Women who pressed to the battle-front with a cup of water for the lips of the dying, and a pillow for the wounded head that lay upon the bloody sward, from hearts baptized to self-sacrifice, and pens lit with the zeal of the Nazarene, sent white-winged, burning messages all over the news-reading North; and while from thousands of homes there, brave men came with flaunting flags, and beating drums, and booming cannons, singing as they marched:
“We are coming, Father Abr’am,
Three hundred thousand more,”
and
“We’ll hang Jeff Davis on a sour apple tree.”
(and voluntarily broke that pledge,) from out those same homes stole a procession of women, not clandestinely, not timidly, but brave of soul and strong of heart and inflexible of purpose, though without ostentation. The bible and spelling-book were their only weapons, and their song was of “the mercies of the Lord forever,” and their “trust under the feathers of His wings!” “Neither the terror by night,” “the arrow by day,” “the pestilence in darkness,” nor “destruction at noon,” nor the “thousand falling on their right hand,” and on their left, could make them afraid; “because they had made the Lord their strength, even the Most High their refuge.” They went forth to “tread upon the lion and the adder, the young lion and the dragon.” Scorn, insult, slander, poverty, loneliness, sickness and death, they trampled under their feet; for “through the work of the Lord were they made glad,” and they “triumphed in the work of His hands.”
Away on in the Elysian fields of heaven, when the cycles of eternity shall have encircled the universe, and rolled back upon their track in such repeated and intricate mazes as only the Infinite mind can trace, they shall receive from the lips of the ransomed of all nations, “the blessing of those once ready to perish”; and the blessed assurance that the torch they lit in the freedman’s hut, lit a beacon that illumined the world.

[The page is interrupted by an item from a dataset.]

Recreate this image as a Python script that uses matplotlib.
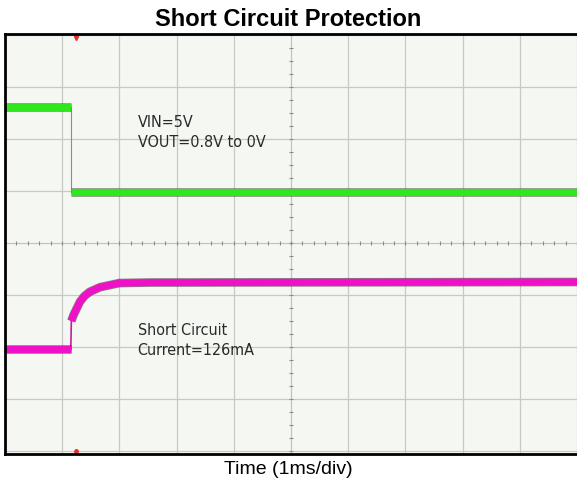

If the South is saved to civilization, its chief human savior was “the nigger school-teacher.”
To these evidences of kindly interest on the part of the Northern people, and the influence of, and confidence implied in the immediate presence of feminine representatives of the best and most peaceable element of the North, certainly not less is due than to the natural timidity of the race, or their great faith in ultimate Divine deliverance, which needed intelligent direction.